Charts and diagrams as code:

□ □ □ □

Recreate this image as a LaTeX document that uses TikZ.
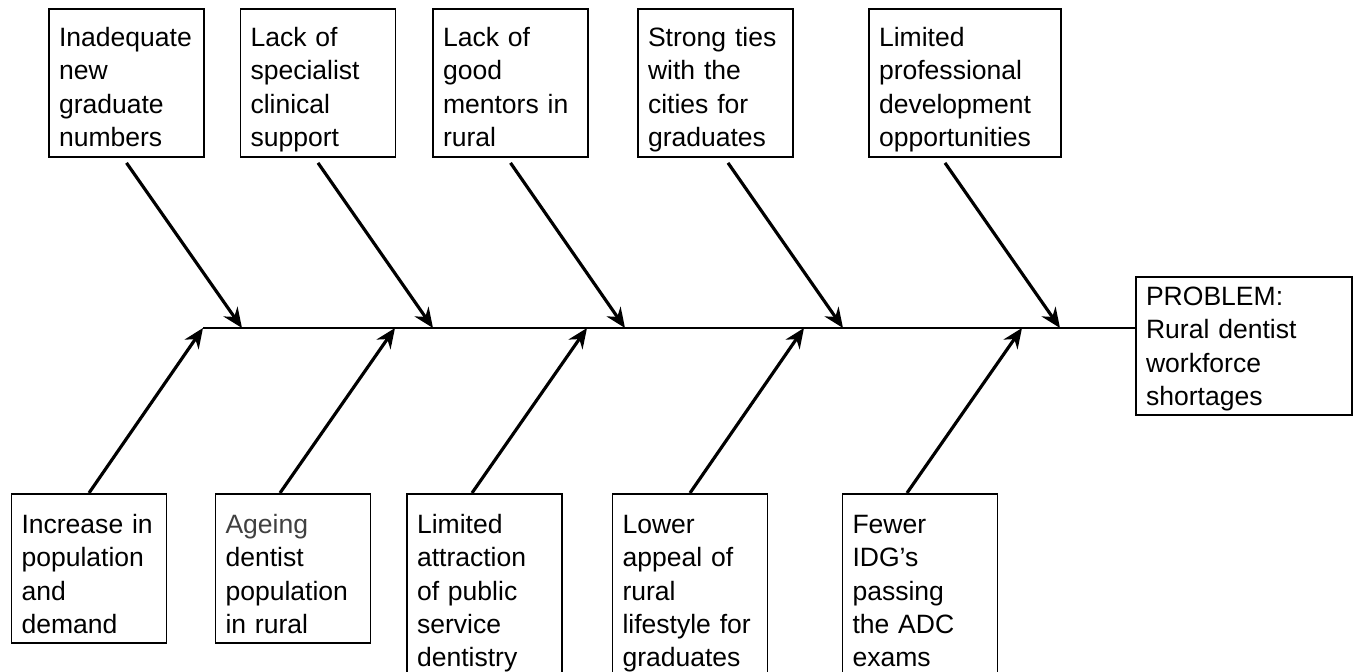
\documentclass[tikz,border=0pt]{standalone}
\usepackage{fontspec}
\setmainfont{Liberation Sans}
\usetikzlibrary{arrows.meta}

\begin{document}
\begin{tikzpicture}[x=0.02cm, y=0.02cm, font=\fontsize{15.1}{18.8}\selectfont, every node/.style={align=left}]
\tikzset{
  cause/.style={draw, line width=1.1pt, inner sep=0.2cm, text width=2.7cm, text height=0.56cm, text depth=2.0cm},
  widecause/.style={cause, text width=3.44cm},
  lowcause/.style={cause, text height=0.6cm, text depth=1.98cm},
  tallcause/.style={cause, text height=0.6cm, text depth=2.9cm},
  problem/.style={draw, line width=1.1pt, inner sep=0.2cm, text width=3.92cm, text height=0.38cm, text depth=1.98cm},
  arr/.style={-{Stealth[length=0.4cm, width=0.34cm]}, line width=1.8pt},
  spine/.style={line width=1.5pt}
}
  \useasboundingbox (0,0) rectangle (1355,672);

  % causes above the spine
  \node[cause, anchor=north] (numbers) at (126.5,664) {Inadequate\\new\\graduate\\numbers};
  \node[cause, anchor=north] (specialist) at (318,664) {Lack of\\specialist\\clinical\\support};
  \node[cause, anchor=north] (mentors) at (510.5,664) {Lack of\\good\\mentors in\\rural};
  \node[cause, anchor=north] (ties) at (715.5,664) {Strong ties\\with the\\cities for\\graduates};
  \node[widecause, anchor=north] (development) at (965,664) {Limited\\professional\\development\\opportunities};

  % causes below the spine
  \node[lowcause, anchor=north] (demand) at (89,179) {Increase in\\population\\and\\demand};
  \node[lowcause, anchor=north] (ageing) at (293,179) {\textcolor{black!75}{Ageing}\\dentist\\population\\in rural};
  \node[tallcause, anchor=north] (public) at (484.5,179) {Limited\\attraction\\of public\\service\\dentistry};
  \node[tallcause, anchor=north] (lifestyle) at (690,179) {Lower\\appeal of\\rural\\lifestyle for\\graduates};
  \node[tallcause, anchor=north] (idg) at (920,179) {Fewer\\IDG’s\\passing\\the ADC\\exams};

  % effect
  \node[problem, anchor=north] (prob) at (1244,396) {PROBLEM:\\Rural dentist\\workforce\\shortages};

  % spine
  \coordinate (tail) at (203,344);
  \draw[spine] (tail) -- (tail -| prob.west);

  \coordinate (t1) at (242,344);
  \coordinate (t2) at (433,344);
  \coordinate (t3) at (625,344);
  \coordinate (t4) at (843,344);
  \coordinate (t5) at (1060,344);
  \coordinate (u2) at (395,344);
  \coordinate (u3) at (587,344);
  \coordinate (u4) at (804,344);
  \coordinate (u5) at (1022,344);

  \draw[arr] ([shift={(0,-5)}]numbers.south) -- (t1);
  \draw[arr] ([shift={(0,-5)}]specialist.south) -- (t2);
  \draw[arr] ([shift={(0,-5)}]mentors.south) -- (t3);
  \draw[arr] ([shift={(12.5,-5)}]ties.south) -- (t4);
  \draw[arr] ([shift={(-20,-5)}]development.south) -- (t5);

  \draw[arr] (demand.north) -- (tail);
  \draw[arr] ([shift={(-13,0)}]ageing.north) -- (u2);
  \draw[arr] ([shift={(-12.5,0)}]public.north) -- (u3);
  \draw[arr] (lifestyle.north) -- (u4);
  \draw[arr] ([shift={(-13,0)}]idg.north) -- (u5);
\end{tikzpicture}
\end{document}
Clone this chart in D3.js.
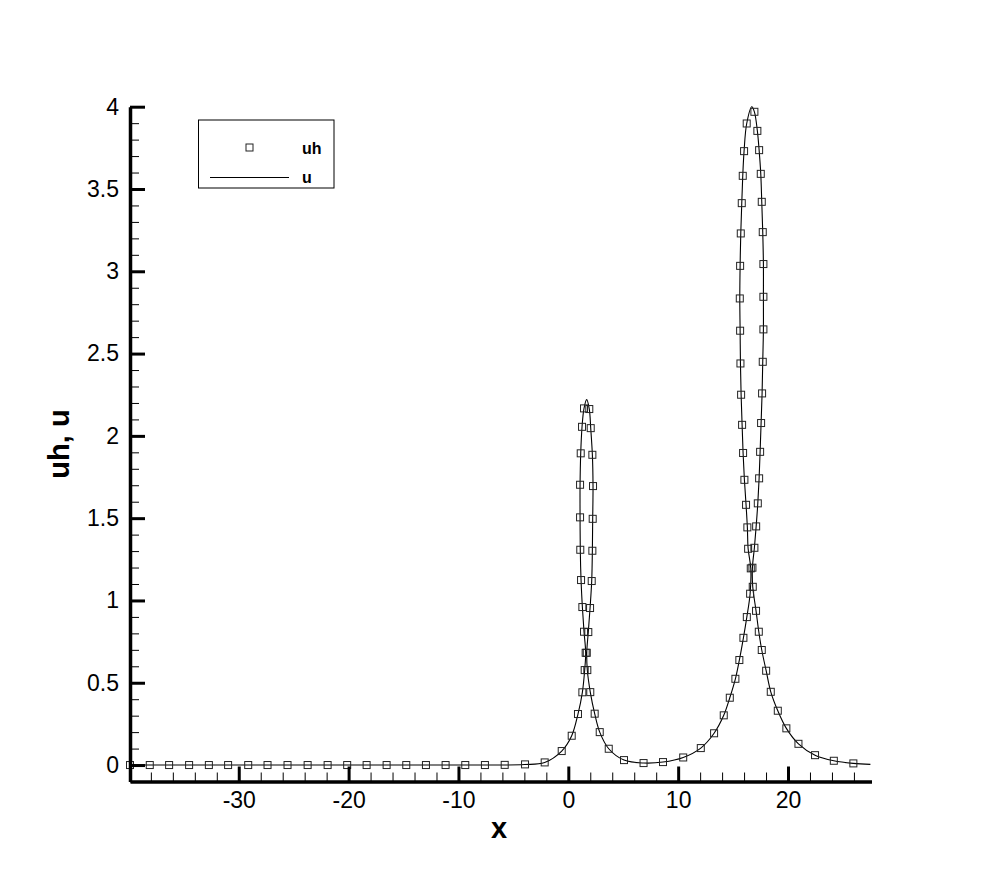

□ □ □ □

Your instructions: Each line of the data is to be duplicated exactly; pictures stay out of the copy.

The completed task:
Recreate this image as a LaTeX document that uses TikZ.
\documentclass[tikz,border=0pt]{standalone}
\usepackage{fontspec}
\setmainfont{Liberation Sans}
\usetikzlibrary{arrows.meta}

\begin{document}
\begin{tikzpicture}[x=0.02cm, y=0.02cm, font=\fontsize{15.1}{18.8}\selectfont, every node/.style={align=left}]
\tikzset{
  cause/.style={draw, line width=1.1pt, inner sep=0.2cm, text width=2.7cm, text height=0.56cm, text depth=2.0cm},
  widecause/.style={cause, text width=3.44cm},
  lowcause/.style={cause, text height=0.6cm, text depth=1.98cm},
  tallcause/.style={cause, text height=0.6cm, text depth=2.9cm},
  problem/.style={draw, line width=1.1pt, inner sep=0.2cm, text width=3.92cm, text height=0.38cm, text depth=1.98cm},
  arr/.style={-{Stealth[length=0.4cm, width=0.34cm]}, line width=1.8pt},
  spine/.style={line width=1.5pt}
}
  \useasboundingbox (0,0) rectangle (1355,672);

  % causes above the spine
  \node[cause, anchor=north] (numbers) at (126.5,664) {Inadequate\\new\\graduate\\numbers};
  \node[cause, anchor=north] (specialist) at (318,664) {Lack of\\specialist\\clinical\\support};
  \node[cause, anchor=north] (mentors) at (510.5,664) {Lack of\\good\\mentors in\\rural};
  \node[cause, anchor=north] (ties) at (715.5,664) {Strong ties\\with the\\cities for\\graduates};
  \node[widecause, anchor=north] (development) at (965,664) {Limited\\professional\\development\\opportunities};

  % causes below the spine
  \node[lowcause, anchor=north] (demand) at (89,179) {Increase in\\population\\and\\demand};
  \node[lowcause, anchor=north] (ageing) at (293,179) {\textcolor{black!75}{Ageing}\\dentist\\population\\in rural};
  \node[tallcause, anchor=north] (public) at (484.5,179) {Limited\\attraction\\of public\\service\\dentistry};
  \node[tallcause, anchor=north] (lifestyle) at (690,179) {Lower\\appeal of\\rural\\lifestyle for\\graduates};
  \node[tallcause, anchor=north] (idg) at (920,179) {Fewer\\IDG’s\\passing\\the ADC\\exams};

  % effect
  \node[problem, anchor=north] (prob) at (1244,396) {PROBLEM:\\Rural dentist\\workforce\\shortages};

  % spine
  \coordinate (tail) at (203,344);
  \draw[spine] (tail) -- (tail -| prob.west);

  \coordinate (t1) at (242,344);
  \coordinate (t2) at (433,344);
  \coordinate (t3) at (625,344);
  \coordinate (t4) at (843,344);
  \coordinate (t5) at (1060,344);
  \coordinate (u2) at (395,344);
  \coordinate (u3) at (587,344);
  \coordinate (u4) at (804,344);
  \coordinate (u5) at (1022,344);

  \draw[arr] ([shift={(0,-5)}]numbers.south) -- (t1);
  \draw[arr] ([shift={(0,-5)}]specialist.south) -- (t2);
  \draw[arr] ([shift={(0,-5)}]mentors.south) -- (t3);
  \draw[arr] ([shift={(12.5,-5)}]ties.south) -- (t4);
  \draw[arr] ([shift={(-20,-5)}]development.south) -- (t5);

  \draw[arr] (demand.north) -- (tail);
  \draw[arr] ([shift={(-13,0)}]ageing.north) -- (u2);
  \draw[arr] ([shift={(-12.5,0)}]public.north) -- (u3);
  \draw[arr] (lifestyle.north) -- (u4);
  \draw[arr] ([shift={(-13,0)}]idg.north) -- (u5);
\end{tikzpicture}
\end{document}
Clone this chart in D3.js.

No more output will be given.